What is success for our economy and what ought to be our motivation in making decisions? While many assume that self-interest and the pursuit of upward mobility in money, power, and fame is the only way to be successful in this economy, it is important to note that there are economic alternatives. The discernment of a vocation to use one’s gifts, talents, and treasures to do God’s will can not merely be dismissed as “self-interest” but is an economy of a different sort – and perhaps, one that can best provide a sense of joy for the restless soul. 

1 thought on “The Pursuit of Vocation and an Economics Beyond Self-Interest

  1. Nicely put, thanks for writing this.

    Yes, the current capitalist system has a one-dimensional view of human nature. I like what Muhammad Yunus said in his book, “Creating a World Without Poverty: Social Business and the Future of Capitalism,” that the issue may not be with capitalism alone, but with our oversimplification of it. He argues for a true social business model to work to resolve poverty, economic inequality, and environmental destruction, by structuring businesses wherein the investors/owners do not reap any of the profits, but that the enterprise is non-loss/recovers all costs. This puts the social goal before the financial goal, and he argues this will be much more effective than governmental agencies, non-profits, charity, or even socially-conscious businesses with double- or triple-bottom lines, as the split goals will eventually force business managers to focus on the financial ones first.

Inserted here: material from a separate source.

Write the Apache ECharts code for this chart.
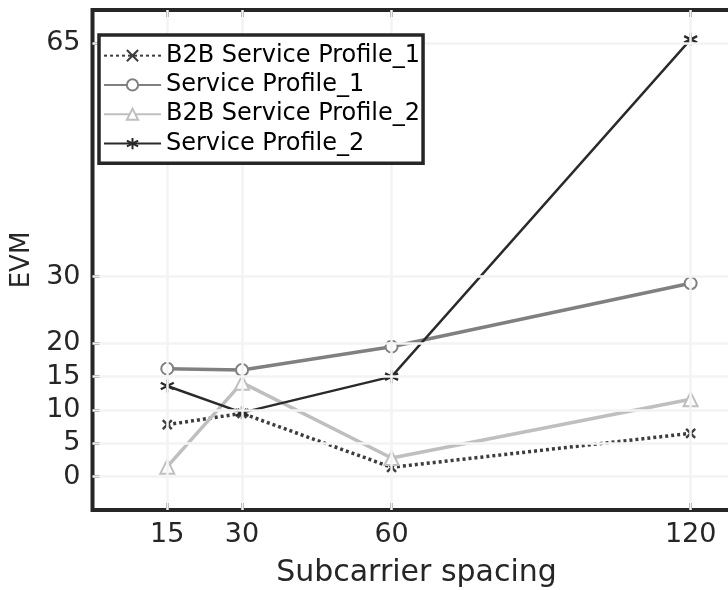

    GDP also overlooks the depletion of capital assets. If a country has tremendous GDP-based growth but polluted its water and used up nonrenewable assets, the actual number would be much lower.

    One measure talked about in Yunus’ book and in the book Deep Economy (Bill McKibben) is the Gini coefficient, which aims at measuring income inequality. If true social businesses grow as Yunus describes, entirely new measures and definitions would be needed for each social business, depending on the type of social goal attempted to achieve (i.e. “define poverty” and “determine the best way to measure poverty”).